ビガー 【1985,1986,1987,1988,1989】
スペシャルティ感覚の国際派セダン
レジェンドという2.0&2.5Lクラスの高級セダンが登場(1985年)する以前のホンダでは、1.8&2.0Lクラスのアコードがトップモデルであった。そのアコードは、アメリカ市場へ本格進出する際の先兵となり、アメリカのオハイオ州に建設した新工場で生産され、グローバル市場で大きな成功を収める。このアメリカでの成功の余勢を駆って、日本市場でも大きな話題を生みだしたのが、1980年代半ばのホンダを支えたアコード/ビガーそしてプレリュードの3兄弟車だった。
エンジンやトランスミッション、サスペンションなどの基本的なコンポーネンツは共用するものの、アコード/ビガーとプレリュードの性格は見事に異なるものとなっていた。アコード/ビガーは実用的なミディアムサイズの4ドアセダンであり、プレリュードはスポーティな2ドアクーペとされた。アコード/ビガーは細部を除いてボディを共用しているが、販売チャンネルが異なっていた。アコードはプリモ/クリオ店扱いとなり、ビガーはプレリュードと共にベルノ店扱いとなる。この時代はホンダだけではなく、各メーカーとも販売チャンネルの拡大に積極的だった。
1985年に登場した2代目ビガーのスタイリングは、この時代を象徴するシャープな面を基調としたもので、側面衝突安全性に対する規制が今日ほど厳しく無かったことから、ウェストラインは低くされており、ガラスエリアの広さもあって四方の視界は素晴らしく良い。空気抵抗係数はCd=0.32と優れた値となっている。グリルレスのフロントエンドやリトラクタブル・ヘッドライトも空気抵抗の低減に大きく貢献している。基本的にアコードと共通デザインだったが、ビガーはリアのナンバーがバンパー下部に配置されていた。ボディタイプは4ドアセダン1車種のみだった。

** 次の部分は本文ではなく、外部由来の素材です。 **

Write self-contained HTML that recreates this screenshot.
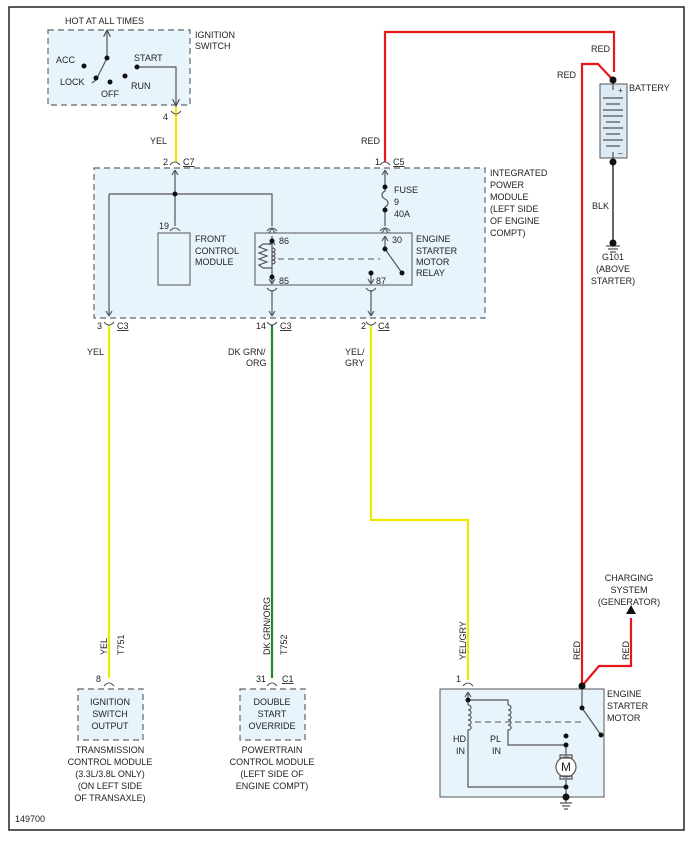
<!DOCTYPE html>
<html><head><meta charset="utf-8"><style>
html,body{margin:0;padding:0;background:#fff}
svg{display:block;font-family:"Liberation Sans",sans-serif;font-size:9px;fill:#222}
</style></head><body>
<svg width="690" height="843" viewBox="0 0 690 843" xmlns="http://www.w3.org/2000/svg">
<defs>
<marker id="ar" viewBox="0 0 10 10" refX="9" refY="5" markerWidth="7" markerHeight="7" orient="auto-start-reverse"><path d="M1,1 L9,5 L1,9" fill="none" stroke="#444" stroke-width="1.3"/></marker>
</defs>
<rect x="9" y="7" width="675" height="823" fill="#fff" stroke="#222" stroke-width="1.5"/>
<!-- boxes -->
<g fill="#e8f4fc" stroke="#666" stroke-dasharray="6,4" stroke-width="1.2">
<rect x="48" y="30" width="142" height="75"/>
<rect x="94" y="168" width="391" height="150"/>
<rect x="78" y="689" width="65" height="51"/>
<rect x="240" y="689" width="65" height="51"/>
</g>
<rect x="440" y="689" width="164" height="108" fill="#e8f4fc" stroke="#555" stroke-width="1"/>
<rect x="158" y="233" width="32" height="52" fill="#e8f4fc" stroke="#555"/>
<rect x="255" y="233" width="157" height="52" fill="#e8f4fc" stroke="#555"/>
<rect x="600" y="84" width="27" height="74" fill="#dbeaf5" stroke="#555"/>
<!-- wires -->
<g fill="none" stroke-width="2.2">
<path d="M176,107 V162" stroke="#f0e800"/>
<path d="M109,325 V678" stroke="#f0e800"/>
<path d="M272,325 V678" stroke="#1a8a1a"/>
<path d="M371,325 V520 H468 V680" stroke="#f0e800"/>
<path d="M385,162 V32 H614 V72 M582,686 V64 H598 L613,80" stroke="#e8161b"/>
<path d="M582,686 L599,666 H631 V618" stroke="#e8161b"/>
</g>
<path d="M626,614 L631,605 L636,614 Z" fill="#111"/>
<!-- gray wiring -->
<g fill="none" stroke="#555" stroke-width="1.2">
<path d="M107,30 V58 M107,58 L96,80" marker-start="url(#ar)"/>
<path d="M96,80 L92,83"/>
<path d="M137,67 H176 V106" marker-end="url(#ar)"/>
<path d="M175,170 V226 M109,194 H272 V226 M109,194 V316" />
<path d="M109,316 l-3,-5 M109,316 l3,-5 M175,170 l-3,5 M175,170 l3,5 M272,228 l-3,5 M272,228 l3,5"/>
<path d="M272,290 V316 M272,316 l-3,-5 M272,316 l3,-5"/>
<path d="M371,290 V316 M371,316 l-3,-5 M371,316 l3,-5"/>
<path d="M385,170 V187 M385,210 V226 M385,170 l-3,5 M385,170 l3,5 M385,228 l-3,5 M385,228 l3,5"/>
<path d="M385,187 v4 c-4,2 -4,6 0,8 c4,2 4,6 0,8 v3"/>
<!-- relay -->
<path d="M272,240 V270 M272,244 h-9 l-4,3 l8,3 l-8,3 l8,3 l-8,3 l8,3 l-8,3 l4,3 h9"/>
<path d="M272,248 c4,0 4,4 0,4 c4,0 4,4 0,4 c4,0 4,4 0,4 c4,0 4,4 0,4"/>
<path d="M272,270 V284 M272,284 l-3,-5 M272,284 l3,-5 M272,240 l-3,5 M272,240 l3,5 M272,236 V242"/>
<path d="M385,236 V249 L402,273 M385,236 l-3,5 M385,236 l3,5"/>
<path d="M371,273 V284 M371,284 l-3,-5 M371,284 l3,-5"/>
<path d="M278,259 H380" stroke-dasharray="6,4" stroke="#777"/>
<!-- battery -->
<path d="M613,80 V90 M613,152 V162 M603,98 h20 M606,104 h14 M603,110 h20 M603,116 h20 M606,122 h14 M603,128 h20 M606,134 h14 M603,140 h20 M606,146 h14" />
<path d="M613,162 V240" stroke="#666" stroke-width="2"/>
<path d="M606,246 h14 M608,249 h10 M610,252 h6"/>
<!-- starter -->
<path d="M468,692 V700 M468,692 l-3,5 M468,692 l3,5 M468,700 H508 V705 M468,700 V705"/>
<path d="M468,705 c4,0 4,5 0,5 c4,0 4,5 0,5 c4,0 4,5 0,5 c4,0 4,5 0,5 c4,0 4,5 0,5 V787 H566"/>
<path d="M508,705 c4,0 4,5 0,5 c4,0 4,5 0,5 c4,0 4,5 0,5 c4,0 4,5 0,5 c4,0 4,5 0,5 V745 H566 V755 M566,779 V797"/>
<path d="M582,689 V708 L601,735"/>
<path d="M475,722 H585" stroke-dasharray="6,4" stroke="#777"/>
<circle cx="566" cy="767" r="10" fill="#fff"/>
<path d="M560,755 h12 v3 h-12 z M560,776 h12 v3 h-12 z"/>
<path d="M560,803 h12 M562,806 h8 M564,809 h4"/>
<path d="M566,797 V803"/>
</g>
<!-- connectors -->
<g fill="none" stroke="#555" stroke-width="1.1">
<path d="M170,165 q5,-6 10,0 M380,165 q5,-6 10,0 M171,111 q5,6 10,0"/>
<path d="M104,322 q5,6 10,0 M267,322 q5,6 10,0 M366,322 q5,6 10,0"/>
<path d="M170,231 q5,-6 10,0 M267,231 q5,-6 10,0 M380,231 q5,-6 10,0"/>
<path d="M267,288 q5,6 10,0 M366,288 q5,6 10,0"/>
<path d="M104,686 q5,-6 10,0 M267,686 q5,-6 10,0 M463,686 q5,-6 10,0"/>
</g>
<g fill="#111">
<circle cx="107" cy="58" r="2.5"/><circle cx="84" cy="66" r="2.5"/><circle cx="96" cy="78" r="2.5"/><circle cx="110" cy="82" r="2.5"/><circle cx="125" cy="76" r="2.5"/><circle cx="137" cy="67" r="2.5"/>
<circle cx="175" cy="194" r="2.5"/><circle cx="385" cy="187" r="2.5"/><circle cx="385" cy="210" r="2.5"/>
<circle cx="272" cy="241" r="2.5"/><circle cx="272" cy="277" r="2.5"/><circle cx="385" cy="249" r="2.5"/><circle cx="402" cy="273" r="2.5"/><circle cx="371" cy="273" r="2.5"/>
<circle cx="613" cy="80" r="3.5"/><circle cx="613" cy="162" r="3.5"/><circle cx="613" cy="243" r="3.5"/>
<circle cx="582" cy="686" r="3.5"/><circle cx="582" cy="708" r="2.5"/><circle cx="601" cy="735" r="2.5"/>
<circle cx="468" cy="700" r="2.5"/><circle cx="566" cy="736" r="2.5"/><circle cx="566" cy="745" r="2.5"/><circle cx="566" cy="787" r="2.5"/><circle cx="566" cy="797" r="3.5"/>
</g>
<!-- text -->
<text x="65" y="24">HOT AT ALL TIMES</text>
<text x="195" y="38">IGNITION</text><text x="195" y="49">SWITCH</text>
<text x="56" y="63">ACC</text><text x="60" y="85">LOCK</text><text x="101" y="97">OFF</text><text x="131" y="89">RUN</text><text x="134" y="61">START</text>
<text x="163" y="120">4</text><text x="150" y="144">YEL</text>
<text x="163" y="165">2</text><text x="183" y="165" text-decoration="underline">C7</text>
<text x="375" y="165">1</text><text x="393" y="165" text-decoration="underline">C5</text>
<text x="361" y="144">RED</text>
<text x="490" y="176">INTEGRATED</text><text x="490" y="188">POWER</text><text x="490" y="200">MODULE</text><text x="490" y="212">(LEFT SIDE</text><text x="490" y="224">OF ENGINE</text><text x="490" y="236">COMPT)</text>
<text x="394" y="193">FUSE</text><text x="394" y="205">9</text><text x="394" y="217">40A</text>
<text x="159" y="229">19</text>
<text x="195" y="242">FRONT</text><text x="195" y="254">CONTROL</text><text x="195" y="265">MODULE</text>
<text x="279" y="244">86</text><text x="279" y="284">85</text><text x="392" y="243">30</text><text x="376" y="284">87</text>
<text x="416" y="242">ENGINE</text><text x="416" y="254">STARTER</text><text x="416" y="265">MOTOR</text><text x="416" y="276">RELAY</text>
<text x="97" y="329">3</text><text x="117" y="329" text-decoration="underline">C3</text>
<text x="256" y="329">14</text><text x="280" y="329" text-decoration="underline">C3</text>
<text x="361" y="329">2</text><text x="378" y="329" text-decoration="underline">C4</text>
<text x="87" y="355">YEL</text>
<text x="228" y="355">DK GRN/</text><text x="246" y="366">ORG</text>
<text x="345" y="355">YEL/</text><text x="345" y="366">GRY</text>
<text x="591" y="52">RED</text><text x="557" y="78">RED</text>
<text x="629" y="91">BATTERY</text>
<text x="618" y="93" font-size="8">+</text><text x="618" y="156" font-size="8">–</text>
<text x="592" y="209">BLK</text>
<text x="613" y="260" text-anchor="middle">G101</text><text x="613" y="272" text-anchor="middle">(ABOVE</text><text x="613" y="284" text-anchor="middle">STARTER)</text>
<text x="629" y="581" text-anchor="middle">CHARGING</text><text x="629" y="593" text-anchor="middle">SYSTEM</text><text x="629" y="605" text-anchor="middle">(GENERATOR)</text>
<text transform="translate(107,655) rotate(-90)">YEL</text>
<text transform="translate(124,655) rotate(-90)">T751</text>
<text transform="translate(270,655) rotate(-90)">DK GRN/ORG</text>
<text transform="translate(287,655) rotate(-90)">T752</text>
<text transform="translate(466,660) rotate(-90)">YEL/GRY</text>
<text transform="translate(580,660) rotate(-90)">RED</text>
<text transform="translate(629,660) rotate(-90)">RED</text>
<text x="96" y="682">8</text><text x="256" y="682">31</text><text x="282" y="682" text-decoration="underline">C1</text><text x="456" y="682">1</text>
<g text-anchor="middle">
<text x="110" y="705">IGNITION</text><text x="110" y="717">SWITCH</text><text x="110" y="729">OUTPUT</text>
<text x="272" y="705">DOUBLE</text><text x="272" y="717">START</text><text x="272" y="729">OVERRIDE</text>
<text x="110" y="753">TRANSMISSION</text><text x="110" y="765">CONTROL MODULE</text><text x="110" y="777">(3.3L/3.8L ONLY)</text><text x="110" y="789">(ON LEFT SIDE</text><text x="110" y="801">OF TRANSAXLE)</text>
<text x="272" y="753">POWERTRAIN</text><text x="272" y="765">CONTROL MODULE</text><text x="272" y="777">(LEFT SIDE OF</text><text x="272" y="789">ENGINE COMPT)</text>
<text x="566" y="771" font-size="12">M</text>
</g>
<text x="607" y="697">ENGINE</text><text x="607" y="709">STARTER</text><text x="607" y="721">MOTOR</text>
<text x="453" y="742">HD</text><text x="456" y="754">IN</text><text x="490" y="742">PL</text><text x="492" y="754">IN</text>
<text x="15" y="822">149700</text>
</svg>
</body></html>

新設計となるエンジンは、水冷直列4気筒DOHC16バルブで、排気量は1843cc(CVキャブレター2基装備)と1958cc(電子制御燃料噴射装置装備)の2種、他に従来の1.8リッター・エンジンを改良した排気量1829ccの直列4気筒SOHC12バルブ(2バレル・キャブレター1基装備)があった。1958cc仕様にはホンダの独自開発による電子制御燃料噴射装置PGM‐FIが装備される。DOHCエンジンのカムカバーは、そのころ大活躍をしていたF1エンジンのそれを想わせるスタイルが盛り込まれており、ホンダのモータースポーツに寄せる熱いスピリットが感じられたものだ。トランスミッションは5速MTと4速ATを選ぶことが出来た。車重は1030㎏前後とこのクラスとしては十分軽かった。
高級車としての快適装備を満載したビガーは、ホンダの上級乗用車生産への扉を開いたモデルでもあった。アコードの影に隠れているが名車である。